start

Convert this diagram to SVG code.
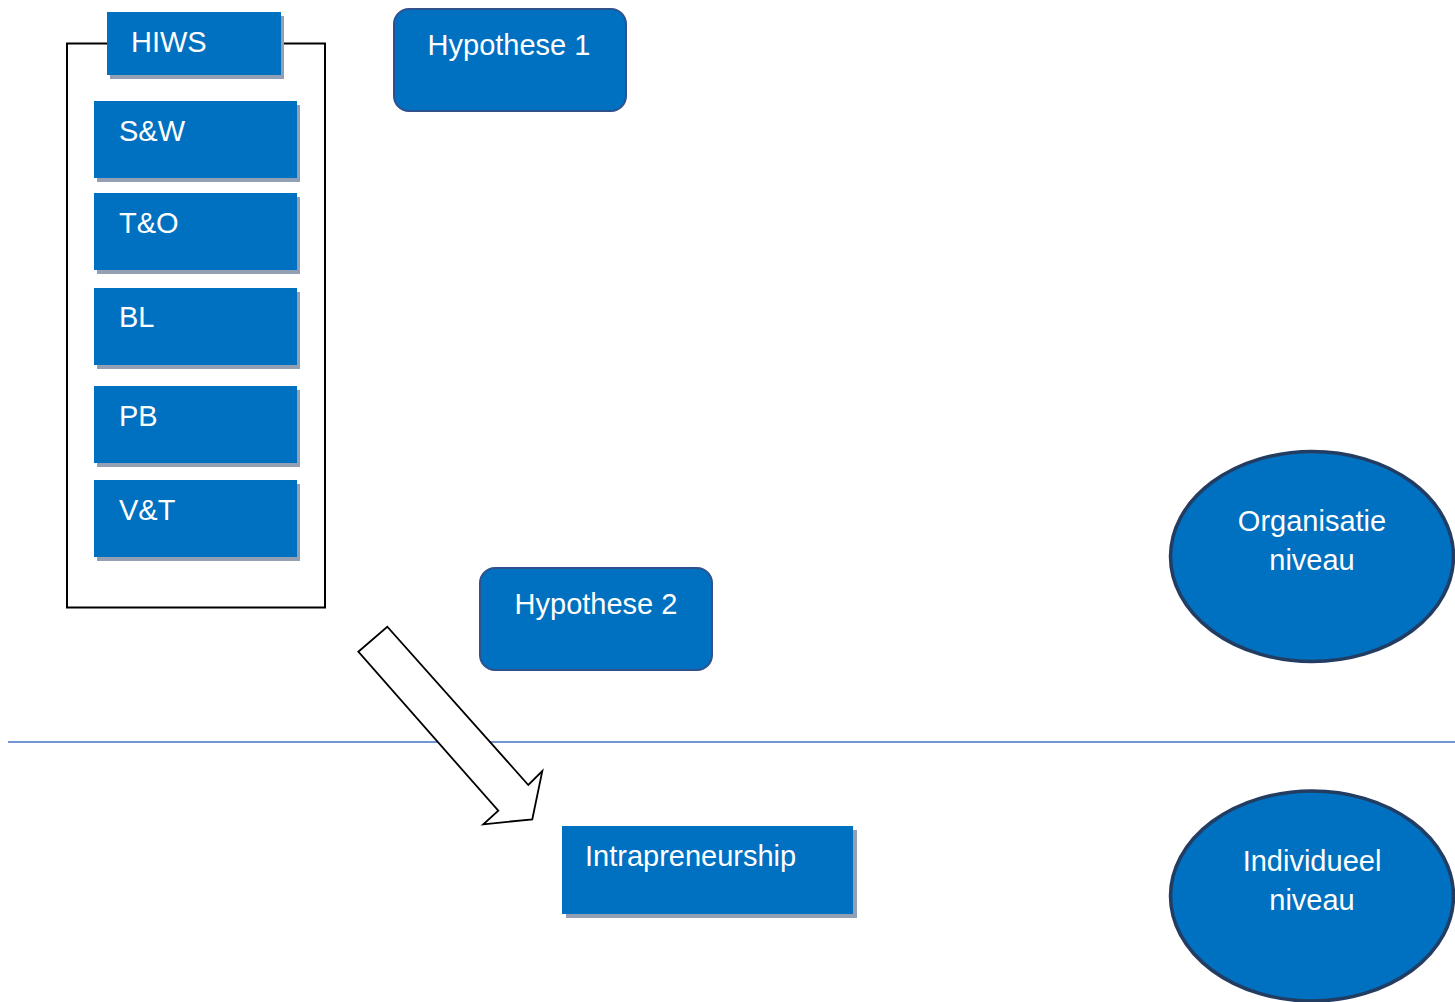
<svg xmlns="http://www.w3.org/2000/svg" width="1455" height="1002" viewBox="0 0 1455 1002">
<style>
.box{fill:#0070c0}
.sh{fill:#939fb2}
.rbox{fill:#0070c0;stroke:#2f528f;stroke-width:2}
.ell{fill:#0070c0;stroke:#223c62;stroke-width:3.5}
.t{font-family:"Liberation Sans",Arial,sans-serif;font-size:29px;fill:#ffffff}
.c{text-anchor:middle}
</style>
<rect width="1455" height="1002" fill="#ffffff"/>
<g id="connectors">
<line x1="8" y1="742" x2="1455" y2="742" stroke="#4472c4" stroke-width="1.6"/>
<polygon points="358.3,651.7 387.3,626.7 528.3,785 542.3,771 532.3,819.3 483.3,824.3 498.3,810.7" fill="#ffffff" stroke="#000000" stroke-width="1.8" stroke-linejoin="miter"/>
</g>
<g id="container">
<rect x="67" y="43.5" width="258" height="564" fill="none" stroke="#000000" stroke-width="2"/>
</g>
<g id="hiws">
<rect class="sh" x="110" y="16" width="174" height="63"/>
<rect class="box" x="107" y="12" width="174" height="63"/>
<text class="t" x="131" y="52">HIWS</text>
</g>
<g id="sw">
<rect class="sh" x="97" y="105" width="203" height="77"/>
<rect class="box" x="94" y="101" width="203" height="77"/>
<text class="t" x="119" y="141">S&amp;W</text>
</g>
<g id="to">
<rect class="sh" x="97" y="197" width="203" height="77"/>
<rect class="box" x="94" y="193" width="203" height="77"/>
<text class="t" x="119" y="233">T&amp;O</text>
</g>
<g id="bl">
<rect class="sh" x="97" y="292" width="203" height="77"/>
<rect class="box" x="94" y="288" width="203" height="77"/>
<text class="t" x="119" y="327">BL</text>
</g>
<g id="pb">
<rect class="sh" x="97" y="390" width="203" height="77"/>
<rect class="box" x="94" y="386" width="203" height="77"/>
<text class="t" x="119" y="426">PB</text>
</g>
<g id="vt">
<rect class="sh" x="97" y="484" width="203" height="77"/>
<rect class="box" x="94" y="480" width="203" height="77"/>
<text class="t" x="119" y="520">V&amp;T</text>
</g>
<g id="hyp1">
<rect class="rbox" x="394" y="9" width="232" height="102" rx="15"/>
<text class="t c" x="509" y="55">Hypothese 1</text>
</g>
<g id="hyp2">
<rect class="rbox" x="480" y="568" width="232" height="102" rx="15"/>
<text class="t c" x="596" y="614">Hypothese 2</text>
</g>
<g id="intra">
<rect class="sh" x="566" y="830" width="291" height="88"/>
<rect class="box" x="562" y="826" width="291" height="88"/>
<text class="t" x="585" y="866">Intrapreneurship</text>
</g>
<g id="org">
<ellipse class="ell" cx="1312" cy="556.5" rx="141.5" ry="105"/>
<text class="t c" x="1312" y="531">Organisatie</text>
<text class="t c" x="1312" y="570">niveau</text>
</g>
<g id="ind">
<ellipse class="ell" cx="1312" cy="896" rx="141.5" ry="105"/>
<text class="t c" x="1312" y="871">Individueel</text>
<text class="t c" x="1312" y="910">niveau</text>
</g>
</svg>
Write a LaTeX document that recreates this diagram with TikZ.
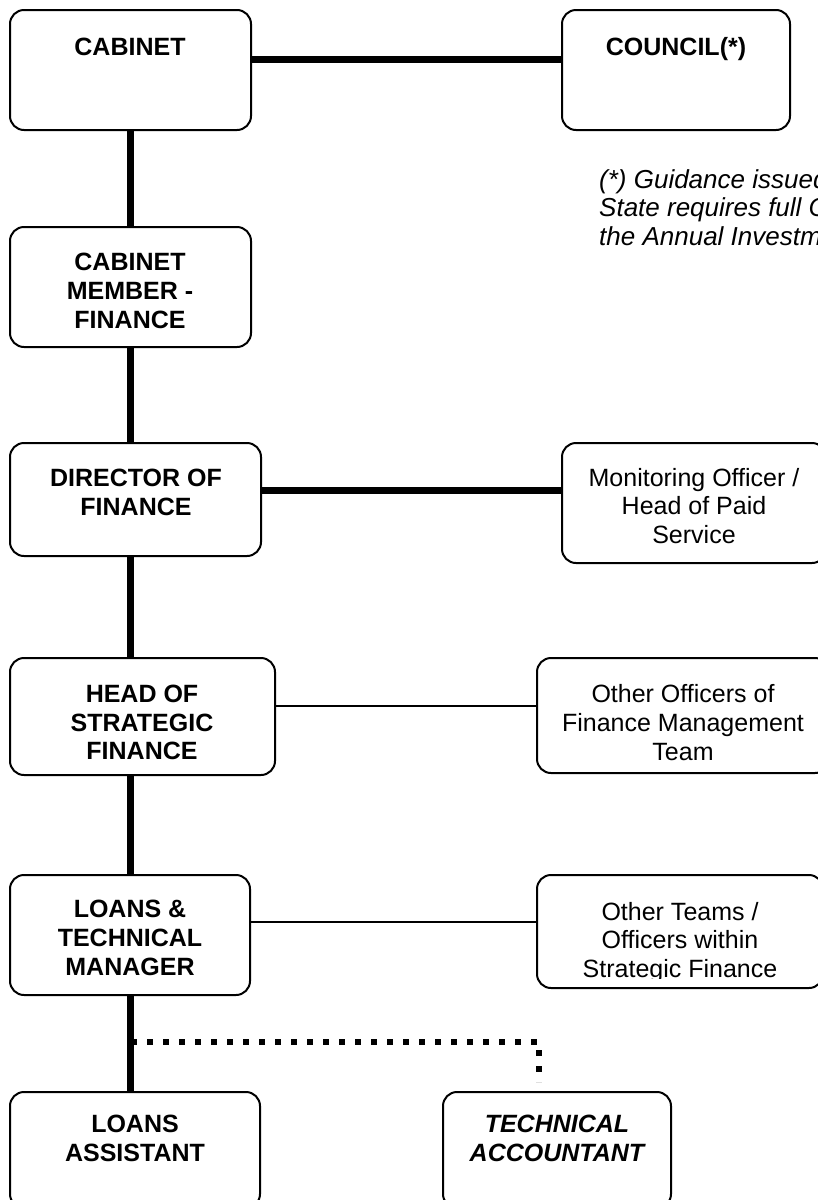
\documentclass[tikz,border=0pt]{standalone}
\usepackage{fontspec}
\setmainfont{Liberation Sans}
\begin{document}
\begin{tikzpicture}[x=1pt,y=-1pt,
  box/.style={draw, line width=2pt, rounded corners=14pt, inner sep=0pt},
  txt/.style={inner sep=0pt, align=center, font={\fontsize{25}{28.75}\selectfont\bfseries}},
  rtxt/.style={inner sep=0pt, align=center, font={\fontsize{25}{28.75}\selectfont}},
  note/.style={inner sep=0pt, align=left, font={\fontsize{26}{28.75}\selectfont\itshape}},
  thickline/.style={line width=7pt},
  thinline/.style={line width=1.8pt},
  dotline/.style={line width=6pt, dash pattern=on 6pt off 10pt},
]
\fill[white] (0,0) rectangle (818,1200);
\useasboundingbox (0,0) rectangle (818,1200);

% boxes
\node[box, minimum width=241pt, minimum height=120pt] (cab) at (130.5,70) {};
\node[box, minimum width=228pt, minimum height=120pt] (council) at (676,70) {};
\node[box, minimum width=241pt, minimum height=120pt] (cmf) at (130.5,287) {};
\node[box, minimum width=251pt, minimum height=113pt] (dof) at (135.5,499.5) {};
\node[box, minimum width=264pt, minimum height=120pt] (mon) at (694,503) {};
\node[box, minimum width=265pt, minimum height=117pt] (hsf) at (142.5,716.5) {};
\node[box, minimum width=292pt, minimum height=115pt] (ooft) at (683,715.5) {};
\node[box, minimum width=240pt, minimum height=120pt] (ltm) at (130,935) {};
\node[box, minimum width=286pt, minimum height=113pt] (otst) at (680,931.5) {};
\node[box, minimum width=250pt, minimum height=116pt] (la) at (135,1150) {};
\node[box, minimum width=228pt, minimum height=116pt] (ta) at (557,1150) {};

% texts
\node[txt, anchor=base] (cabT) at (130,55) {CABINET};
\node[txt, anchor=base] (councilT) at (676,55) {COUNCIL(*)};
\node[txt] (cmfT) at (130,291) {CABINET\\MEMBER -\\FINANCE};
\node[txt] (dofT) at (136,492.5) {DIRECTOR OF\\FINANCE};
\node[rtxt] (monT) at (694,506) {Monitoring Officer /\\Head of Paid\\Service};
\node[txt] (hsfT) at (142,722.5) {HEAD OF\\STRATEGIC\\FINANCE};
\node[rtxt] (ooftT) at (683,722.5) {Other Officers of\\Finance Management\\Team};
\node[txt] (ltmT) at (130,938) {LOANS \&\\TECHNICAL\\MANAGER};
\begin{scope}
  \clip (otst.north west) rectangle ([yshift=11pt]otst.south east);
  \node[rtxt] (otstT) at (680,942.5) {Other Teams /\\Officers within\\Strategic Finance};
\end{scope}
\node[txt] (laT) at (135,1138.5) {LOANS\\ASSISTANT};
\node[txt, font={\fontsize{25}{28.75}\selectfont\bfseries\itshape}] (taT) at (557,1138.5) {TECHNICAL\\ACCOUNTANT};
\node[note, anchor=north west] (noteT) at (599,169) {(*) Guidance issued\\State requires full C\\the Annual Investm};

% connectors
\draw[thickline] ([yshift=11pt]cab.east) -- ([yshift=11pt]council.west);
\draw[thickline] (cab.south) -- (cmf.north);
\draw[thickline] (cmf.south) -- (cmf.south |- dof.north);
\draw[thickline] (dof.south -| cmf.south) -- (cmf.south |- hsf.north);
\draw[thickline] (hsf.south -| cmf.south) -- (cmf.south |- ltm.north);
\draw[thickline] (ltm.south -| cmf.south) -- (cmf.south |- la.north);
\draw[thickline] ([yshift=9pt]dof.east) -- ([yshift=9pt]dof.east -| mon.west);
\draw[thinline] ([yshift=10.5pt]hsf.east) -- ([yshift=10.5pt]hsf.east -| ooft.west);
\draw[thinline] ([yshift=13pt]ltm.east) -- ([yshift=13pt]ltm.east -| otst.west);
\coordinate (d1) at (131,1042);
\coordinate (d2) at (539,1082);
\draw[dotline] (d1) -| (d2);
\end{tikzpicture}
\end{document}
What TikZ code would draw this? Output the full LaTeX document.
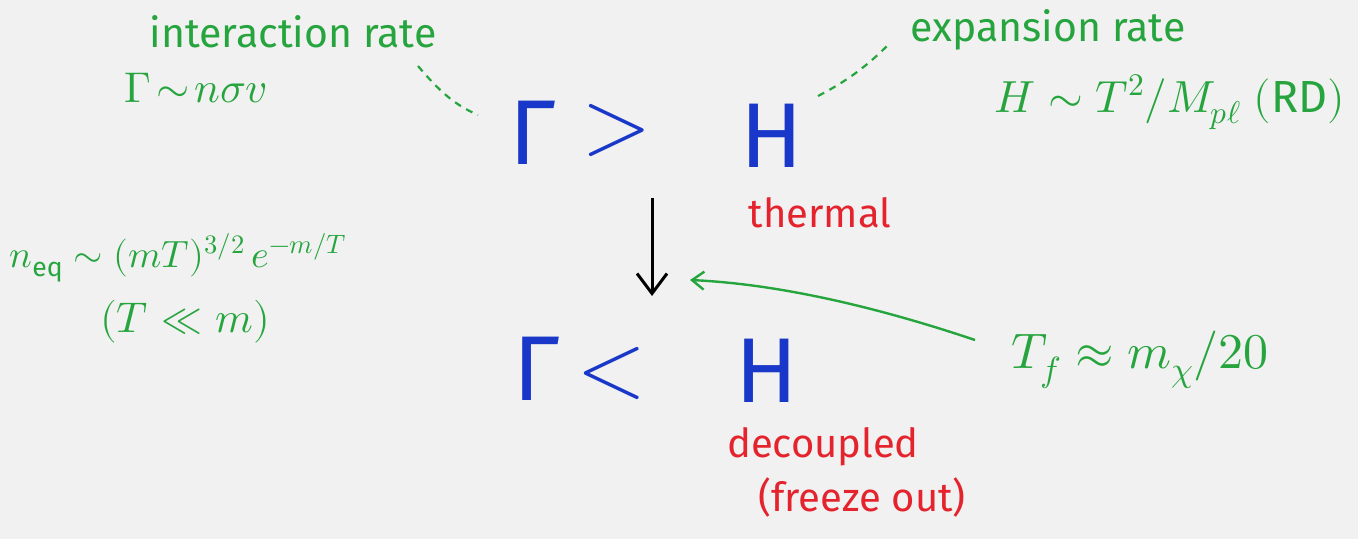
\documentclass[tikz,border=0pt]{standalone}
\usepackage{fontspec}
\usepackage{unicode-math}
\setmainfont{Fira Sans}
\setmathfont{Latin Modern Math}
\usetikzlibrary{arrows.meta}
\definecolor{bg}{RGB}{241,241,241}
\definecolor{pgreen}{RGB}{38,165,62}
\definecolor{pblue}{RGB}{25,55,200}
\definecolor{pred}{RGB}{228,35,45}
\tikzset{
  gtxt/.style={text=pgreen, inner sep=0pt, font=\fontsize{41}{46}\selectfont},
  gmath/.style={text=pgreen, inner sep=0pt, font=\fontsize{43}{46}\selectfont},
  rtxt/.style={text=pred, inner sep=0pt, font=\fontsize{40}{44}\selectfont},
  big/.style={text=pblue, inner sep=0pt, font=\fontsize{92}{96}\selectfont},
  bigrel/.style={text=pblue, inner sep=0pt, font=\fontsize{88}{92}\selectfont},
  gline/.style={draw=pgreen, line width=2.4pt},
  gdash/.style={draw=pgreen, line width=2.2pt, dash pattern=on 7pt off 6pt},
}
\begin{document}
\begin{tikzpicture}[x=1pt,y=-1pt]
\fill[bg] (0,0) rectangle (1358,539);
\useasboundingbox (0,0) rectangle (1358,539);
% labels top
\node[gtxt] (irate) at (293,32) {interaction rate};
\node[gmath] (gform) at (196,88) {$\Gamma\!\sim\! n\sigma v$};
\node[gtxt] (erate) at (1048,30) {expansion rate};
\node[gmath, anchor=east, font=\fontsize{45}{48}\selectfont] (hform) at (1345,102) {$H\sim T^{2}/M_{p\ell}\;\mathrm{(RD)}$};
% big relations
\node[big] (G1) at (533,133) {Γ};
\node[bigrel] (gt) at (617,130) {$>$};
\node[big] (H1) at (772,136) {H};
\node[big] (G2) at (537,369) {Γ};
\node[bigrel] (lt) at (612,373) {$<$};
\node[big] (H2) at (767,371) {H};
% red labels
\node[rtxt] (thermal) at (820,213) {thermal};
\node[rtxt] (dec) at (823,447) {decoupled};
\node[rtxt] (fo) at (862,497) {(freeze out)};
% left formulas
\node[gmath, font=\fontsize{38}{42}\selectfont] (neq) at (178,258) {$n_{\mathrm{eq}}\sim (mT)^{3/2}\,e^{-m/T}$};
\node[gmath] (tm) at (185,322) {$(T\ll m)$};
% T_f
\node[gmath, font=\fontsize{50}{54}\selectfont] (tf) at (1140,360) {$T_f\approx m_\chi/20$};
% connectors
\coordinate (a1) at (652,198);
\coordinate (a2) at (652,296);
\draw[line width=3pt, -{Straight Barb[length=20pt,width=30pt,line width=3pt]}] (a1) -- (a2);
\coordinate (ah) at (690,280);
\coordinate (at) at (975,340);
\draw[gline, -{Straight Barb[length=12pt,width=18pt]}] (at) .. controls (880,308) and (780,284) .. (ah);
\coordinate (d1) at (418,66);
\coordinate (d1b) at (478,115);
\draw[gdash] (d1) .. controls (440,92) and (455,105) .. (d1b);
\coordinate (d2) at (888,45);
\coordinate (d2b) at (818,96);
\draw[gdash] (d2b) .. controls (845,82) and (865,68) .. (d2);
\end{tikzpicture}
\end{document}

end

Return every line above that contains the word "LaTeX".

Write a LaTeX document that recreates this diagram with TikZ.
What TikZ code would draw this? Output the full LaTeX document.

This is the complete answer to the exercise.